Design for Living (Bath)

Editorial Staff

Editorial Staff

| London's West End |

21 July 2003

Noel Coward like the poor, is always with us, beloved of regional repertory and amateur dramatic companies up and down the land. Recently he’s also enjoyed something of a major revival with Howard Davies‘ terrific production of Private Lives in the West End two years ago and this year’s The Vortex at the Donmar Warehouse.

It has, however, taken Sir Peter Hall some years to get around to this dramatist – this production is his ‘first Noel’. Coward may once have provoked or even shocked, but few things date faster than notoriety, and what remains now is, as Coward himself had it, “a talent to amuse”. Design for Living is one of five plays in repertory at Bath Theatre Royal, a disparate collection united by the exploration of sexuality and sexual mores.

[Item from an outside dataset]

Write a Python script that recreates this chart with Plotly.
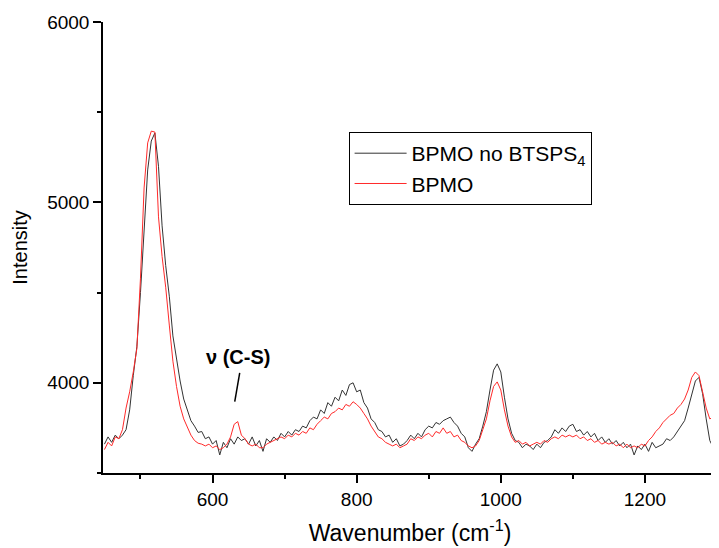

Where Private Lives had two people who couldn’t live with – but equally couldn’t live without – one another Design for Living traces the fortunes of three people in similar turmoil. Gilda loves Otto and Leo, both also love her. They in turn are devoted to each other. Described by Coward’s biographer Philip Hoare as “an elegant dance of sexual confusion”, with an “unmistakably homosexual” tone overall, Design for Living‘s footwork seems a little unsure, the homosexual hints muted in Hall’s production.

The laughs too are slow in coming, although once the play and audience settle, they come thick enough. Ann Penfold, as the servant, makes the most of a role which, for subtlety of characterisation, is up there with Dick Van Dyke in Mary Poppins. Janie Dee as Gilda is winningly toothsome and Aden Gillett as Leo a successful but slight playwright (and a mocking self-portrait by Coward?), is the best of the bunch. Hugo Speer, as the successful but equally superficial painter Otto, achieves a fine comic rapport with Gillett in Act II, but elsewhere is uneven.

This isn’t a production which needed to be staged although it steps along nicely for the most part, reaching a satisfying climax in the last two scenes and, at two hours long with two intervals, doesn’t outstay its welcome. There is, as you would expect, a judicious leavening of bon mots, and the set (by John Gunter) is suitably elegant.

There have only been three major London revivals of Design for Living since the Second World War, the last some eight years ago, so Bath is doubly privileged. An entertaining, if undemanding, night out.